SCROLL TO CONTINUE WITH CONTENT
Tapi Nicke menambahkan, tak semua lokasi cocok untuk PLTMH. Misalnya untuk di Jawa, PLN enggan membeli listrik mikro hidro karena jaringan di Jawa sudah sangat andal, infrastrukturnya juga sudah cukup memadai. Pemakaian PLTMH di Jawa akan menimbulkan inefisiensi, yang cocok untuk di Jawa adalah pembangkit listrik tenaga uap (PLTU).
Tapi PLTMH cocok bila dibangun di daerah-daerah terpencil yang infrastrukturnya buruk dan jaringan listriknya tidak interkoneksi. "Di Jawa Bali itu kan sudah interkoneksi, listrik yang diambil adalah yang paling murah, yaitu PLTU. Tapi kalau di luar Jawa kan belum interkoneksi, masih sub sistem, malah off grid," ujar Nicke.

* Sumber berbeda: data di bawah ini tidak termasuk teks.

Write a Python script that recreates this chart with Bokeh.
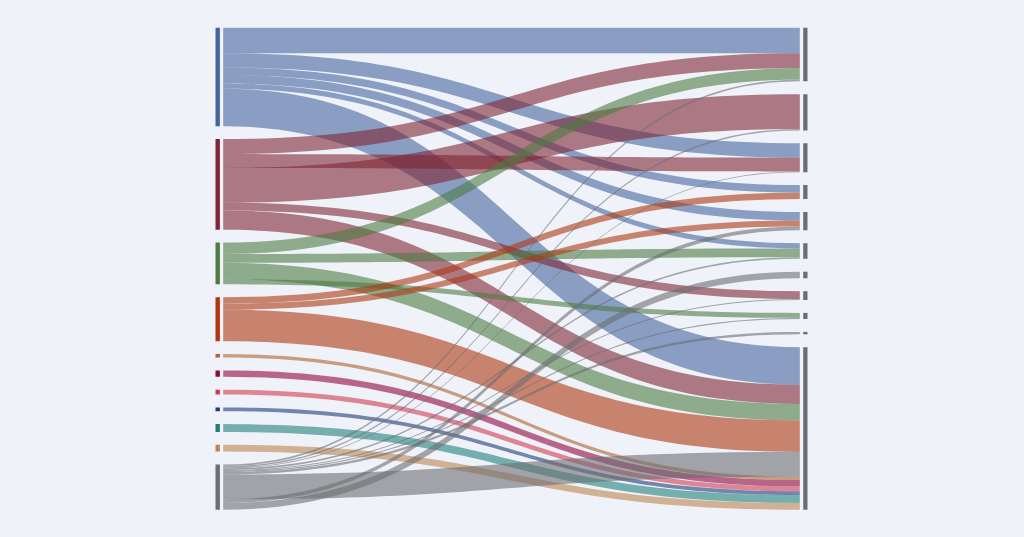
import numpy as np
from bokeh.models import ColumnDataSource, Range1d
from bokeh.plotting import figure
from bokeh.embed import file_html
from bokeh.resources import INLINE

# source nodes (left column), top to bottom
sources = ["s1", "s2", "s3", "s4", "s5", "s6", "s7", "s8", "s9", "s10", "s11"]
source_colors = ["#45669d", "#7e2634", "#4d7c42", "#ad3812", "#ad6230", "#93073f",
                 "#d03a52", "#203c78", "#22807a", "#bd8550", "#6d6e72"]
# target nodes (right column), top to bottom
targets = ["t1", "t2", "t3", "t4", "t5", "t6", "t7", "t8", "t9", "t10", "t11"]

# links, in the order they leave each source node
link_src = ["s1", "s1", "s1", "s1", "s1", "s1",
            "s2", "s2", "s2", "s2", "s2",
            "s3", "s3", "s3", "s3",
            "s4", "s4", "s4",
            "s5", "s6", "s7", "s8", "s9", "s10",
            "s11", "s11", "s11", "s11", "s11", "s11", "s11", "s11", "s11", "s11"]
link_tgt = ["t1", "t3", "t4", "t5", "t6", "t11",
            "t1", "t3", "t2", "t8", "t11",
            "t1", "t6", "t11", "t9",
            "t4", "t5", "t11",
            "t11", "t11", "t11", "t11", "t11", "t11",
            "t1", "t2", "t3", "t6", "t8", "t9", "t10", "t11", "t5", "t7"]
link_val = [25.4, 14.3, 7.5, 8.5, 5.2, 37.5,
            15.0, 13.8, 34.8, 7.8, 19.2,
            11.4, 8.8, 16.5, 5.0,
            6.5, 6.0, 31.5,
            3.4, 6.4, 4.8, 3.8, 7.8, 6.8,
            1.7, 1.4, 0.8, 1.6, 1.0, 1.1, 2.4, 24.8, 3.8, 6.6]
# order in which incoming links stack on each target node
arrival_order = ["s1", "s2", "s3", "s4", "s11", "s5", "s6", "s7", "s8", "s9", "s10"]

W, H = 1008, 521
pad = 12.9
top = 27.3
x_left_bar = (215.0, 219.4)
x_right_bar = (802.7, 807.0)
x0, x1 = 222.7, 799.3

def stack(names, totals):
    pos, y = {}, 0.0
    for n in names:
        pos[n] = y
        y += totals[n] + pad
    return pos

src_tot = {n: 0.0 for n in sources}
tgt_tot = {n: 0.0 for n in targets}
for s, t, v in zip(link_src, link_tgt, link_val):
    src_tot[s] += v
    tgt_tot[t] += v
src_pos = stack(sources, src_tot)
tgt_pos = stack(targets, tgt_tot)

# offsets at source: list order
src_off = dict(src_pos)
y_start = []
for s, v in zip(link_src, link_val):
    y_start.append(src_off[s])
    src_off[s] += v
# offsets at target: arrival order
y_end = [0.0] * len(link_val)
tgt_off = dict(tgt_pos)
idx = sorted(range(len(link_val)), key=lambda i: arrival_order.index(link_src[i]))
for i in idx:
    y_end[i] = tgt_off[link_tgt[i]]
    tgt_off[link_tgt[i]] += link_val[i]

t = np.linspace(0, 1, 60)
xm = (x0 + x1) / 2
bx = (1 - t) ** 3 * x0 + 3 * (1 - t) ** 2 * t * xm + 3 * (1 - t) * t ** 2 * xm + t ** 3 * x1
def curve(ya, yb):
    return (1 - t) ** 3 * ya + 3 * (1 - t) ** 2 * t * ya + 3 * (1 - t) * t ** 2 * yb + t ** 3 * yb

col = dict(zip(sources, source_colors))
xs, ys, cs = [], [], []
for s, v, ya, yb in zip(link_src, link_val, y_start, y_end):
    xs.append(list(bx) + list(bx[::-1]))
    ys.append(list(curve(ya, yb)) + list(curve(ya + v, yb + v)[::-1]))
    cs.append(col[s])

p = figure(width=W, height=H, output_backend="svg", toolbar_location=None,
           x_range=Range1d(0, W), y_range=Range1d(H - top, -top),
           min_border=0, background_fill_color="#eff2f9", border_fill_color="#eff2f9")
p.axis.visible = False
p.grid.visible = False
p.outline_line_color = None

p.patches(xs="xs", ys="ys", fill_color="c", fill_alpha=0.6, line_color=None,
          source=ColumnDataSource(dict(xs=xs, ys=ys, c=cs)))

p.quad(left=x_left_bar[0], right=x_left_bar[1],
       top=[src_pos[n] for n in sources],
       bottom=[src_pos[n] + src_tot[n] for n in sources],
       fill_color=source_colors, line_color=None)
p.quad(left=x_right_bar[0], right=x_right_bar[1],
       top=[tgt_pos[n] for n in targets],
       bottom=[tgt_pos[n] + tgt_tot[n] for n in targets],
       fill_color="#6d6d6d", line_color=None)

html = file_html(p, INLINE)
html = html.replace("</head>", "<style>body{background:#eff2f9;}</style></head>")
open("out.html", "w").write(html)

PLTU maupun pembangkit lain yang menggunakan sumber energi primer tak cocok untuk daerah terpencil. Pengiriman bahan bakar seperti solar, batu bara, atau gas ke wilayah terpencil sulit sekali dan membutuhkan biaya sangat besar. Maka lebih cocok menggunakan energi terbarukan yang tersedia di wilayah tersebut, misalnya air sungai untuk PLTMH.
"Memang PLTMH kita dorong, dan itu perlu dibangun di daerah-daerah yang sekarang masih defisit. Potensi PLTMH itu banyak dan itu potensi energi terbarukan yang sumbernya ada di lokasi tersebut sehingga cocok sekali dibangun di daerah remote, khususnya di Indonesia Timur," Nicke menjelaskan.
Contohnya di Papua, pengiriman solar untuk pembangkit listrik tenaga diesel (PLTD) di sana bisa menghabiskan biaya sampai Rp 30.000/liter. Biaya Pokok Produksi (BPP) listrik menjadi mahal sekali, bisa sampai Rp 8.000/kWh, akan lebih efisien bila menggunakan PLTMH yang tarifnya hanya sekitar Rp 2.000/kWh.
"Sebagai contoh misalnya di Papua, BPP listrik masih di atas tarif PLTMH. Jadi di sana PLTMH bagus. Di daerah yang elektrifikasinya masih rendah, masih banyak pakai diesel, PLTMH sangat bagus," cetusnya.
Pihaknya membantah anggapan bahwa tindakan PLN menetapkan harga listrik mikro hidro sendiri, yang berbeda dengan Peraturan Menteri ESDM Nomor 19 Tahun 2015 (Permen ESDM 19/2015) sebagai langkah yang tidak mendukung pengembangan PLTMH.
Sebaliknya, keputusan itu dibuat PLN agar pengembangan PLTMH bisa tetap berjalan meski pemerintah belum memberikan subsidi khusus energi baru terbarukan (EBT) kepada PLN. Kalau subsidi untuk EBT sudah ada, PLN akan membeli listrik dari pengembang PLTMH dengan tarif sesuai Permen 19/2015.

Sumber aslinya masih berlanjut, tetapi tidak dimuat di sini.